L’amitié

12 avril 2013

L’amitié

J’ai vu le monde, des dizaines de villes, et franchement, pour moi, c’est du pareil au même. C’est-à-dire que je n’ai pas ressenti de différences. Vu, entendu, senti, oui…

… mais ressenti: non.

On me demande: «Comment tu trouves Dakar?» «Bah, comme d’hab’ quoi!»

Pourtant, pour la première fois de ma vie, ici à Dakar, j’ai parlé à des musulmans. Pour vrai. «Dites donc, l’alcool, vous êtes alergiques ou quoi?» Je me suis permis parce que le politically correct, les Africains ne connaissent pas et moi non plus d’ailleurs. Vous savez, on a déjà appelé les Québécois les Nègres Blancs d’Amérique, et je ne me réclame pas de la négritude comme ne se réclament plus d’ailleurs les hipsters locaux que j’ai rencontrés aux Petites Pierres, mais je me réclame de l’Afrique. Oui, oui. Je suis, moi aussi, africain.

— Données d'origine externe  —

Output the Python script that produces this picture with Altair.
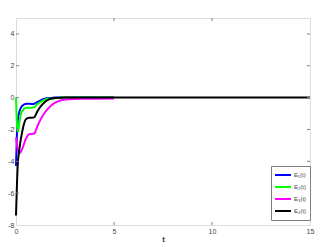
import altair as alt
import pandas as pd

# ---- data ----
labels = ["E\u2081(t)", "E\u2082(t)", "E\u2083(t)", "E\u2084(t)"]
colors = ["#0000ff", "#00ff00", "#ff00ff", "#000000"]

t1 = [0, 0.04, 0.085, 0.15, 0.25, 0.42, 0.55, 0.8, 0.93, 1.1, 1.3, 1.5, 1.75, 2.0, 2.5, 3, 5]
e1 = [-4.3, -2.6, -1.5, -1.0, -0.63, -0.42, -0.38, -0.4, -0.38, -0.27, -0.15, -0.06, -0.02, 0, 0, 0, 0]

t2 = [0, 0.05, 0.1, 0.17, 0.25, 0.42, 0.55, 0.8, 0.95, 1.05, 1.19, 1.35, 1.5, 1.75, 2.0, 2.3, 3, 5]
e2 = [0, -1.7, -2.15, -1.6, -1.05, -0.7, -0.63, -0.63, -0.6, -0.45, -0.32, -0.2, -0.11, -0.06, -0.03, 0, 0, 0]

t3 = [0, 0.08, 0.17, 0.25, 0.34, 0.5, 0.67, 0.8, 0.93, 1.0, 1.1, 1.35, 1.68, 2.0, 2.3, 2.7, 3.5, 5]
e3 = [-2.5, -3.2, -3.5, -3.4, -3.15, -2.6, -2.3, -2.28, -2.26, -2.1, -1.78, -1.16, -0.63, -0.32, -0.17, -0.1, -0.07, -0.05]

t4 = [0, 0.02, 0.04, 0.085, 0.17, 0.34, 0.5, 0.67, 0.8, 0.93, 1.0, 1.1, 1.35, 1.68, 2.0, 2.5, 3, 5, 15]
e4 = [-7.4, -6.6, -5.8, -4.3, -3.25, -2.0, -1.37, -1.26, -1.26, -1.24, -1.1, -0.84, -0.42, -0.11, -0.03, 0, 0, 0, 0]

x_ticks = [0, 5, 10, 15]
y_ticks = [-8, -6, -4, -2, 0, 2, 4]
x_domain = [0, 15]
y_domain = [-8, 5]

# ---- build table ----
rows = []
for i, (ts, es) in enumerate([(t1, e1), (t2, e2), (t3, e3), (t4, e4)]):
    for k, (t, e) in enumerate(zip(ts, es)):
        rows.append({"t": t, "E": e, "series": labels[i], "k": k})
df = pd.DataFrame(rows)

W, H = 294, 207
GRAY = "#7f7f7f"
LBL = "#444444"
FONT = "Liberation Sans"

xs = alt.Scale(domain=x_domain, nice=False, zero=False)
ys = alt.Scale(domain=y_domain, nice=False, zero=False)

x_axis = alt.Axis(values=x_ticks, title="t", ticks=False, domain=False, grid=False,
                  labelFontSize=7, labelColor=LBL, labelFont=FONT, labelPadding=2,
                  labelOverlap=False, labelFlush=False, format="d",
                  titleFontSize=8, titleFont=FONT, titleFontWeight="bold",
                  titleColor="#333333", titlePadding=1)
y_axis = alt.Axis(values=y_ticks, title=None, ticks=False, domain=False, grid=False,
                  labelFontSize=7, labelColor=LBL, labelFont=FONT, labelPadding=2,
                  labelOverlap=False, labelFlush=False, format="d",
                  labelExpr="replace(datum.label, '\u2212', '-')")

lines = alt.Chart(df).mark_line(strokeWidth=2, interpolate="monotone").encode(
    x=alt.X("t:Q", scale=xs, axis=x_axis),
    y=alt.Y("E:Q", scale=ys, axis=y_axis),
    color=alt.Color("series:N",
                    scale=alt.Scale(domain=labels, range=colors),
                    legend=alt.Legend(title=None, orient="none", legendX=255, legendY=148,
                                      symbolType="stroke", symbolSize=256, symbolStrokeWidth=2,
                                      labelFontSize=6, labelFont=FONT, labelColor=LBL,
                                      strokeColor=GRAY, fillColor="white", padding=3,
                                      rowPadding=0, clipHeight=12, labelOffset=2)),
    detail="series:N",
    order=alt.Order("k:Q"),
)

layers = []
for lab in labels:
    layers.append(lines.transform_filter(alt.datum.series == lab))

xt = pd.DataFrame({"t": x_ticks[1:-1]})
yt = pd.DataFrame({"E": y_ticks[1:]})
tick_style = dict(color=GRAY, strokeWidth=1)
tb = alt.Chart(xt).mark_rule(**tick_style).encode(
    x=alt.X("t:Q", scale=xs, axis=x_axis), y=alt.value(H), y2=alt.value(H - 3))
tt = alt.Chart(xt).mark_rule(**tick_style).encode(
    x=alt.X("t:Q", scale=xs, axis=x_axis), y=alt.value(0), y2=alt.value(3))
tl = alt.Chart(yt).mark_rule(**tick_style).encode(
    y=alt.Y("E:Q", scale=ys, axis=y_axis), x=alt.value(0), x2=alt.value(3))
tr = alt.Chart(yt).mark_rule(**tick_style).encode(
    y=alt.Y("E:Q", scale=ys, axis=y_axis), x=alt.value(W), x2=alt.value(W - 3))

chart = alt.layer(*layers, tb, tt, tl, tr).properties(
    width=W, height=H,
    autosize=alt.AutoSizeParams(type="none"),
    padding={"left": 8, "top": 10, "right": 5, "bottom": 22},
).configure_view(stroke=GRAY, strokeWidth=1).configure(background="white")

chart.save("out.html", embed_options={"renderer": "svg", "actions": False})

J’avais fait la blague à Ziad – c’est notre genre de marabout au Mondoblog – en arrivant à l’Aéroport Léopold Ségar Senghor. «Tu sais que j’ai des ascendants africains moi!»

Il m’avait cru une seconde. Mais finalement, c’est vrai.

Enfin, selon Cheikh Anta Diop, qui a donné son nom à l’université qui a été notre université cette semaine les 51 autres blogueurs et moi, à deux pas de chez Senghor justement. C’est Boubacar le Malien qui me disait ça hier midi, après m’avoir expliqué que Jésus s’appelait en fait Îsâ dans le Coran. On lunchait justement à l’université. C’était pour une millième fois du riz et du poisson et on plaignait les boursiers qui faisaient la queue au soleil pour réclamer leurs 60 000 FCFA (120$) par mois. Le soleil tapait à 27 C. Les Maliens grelottaient, eux qui sont habitués aux 40 sur zéro de Bamako.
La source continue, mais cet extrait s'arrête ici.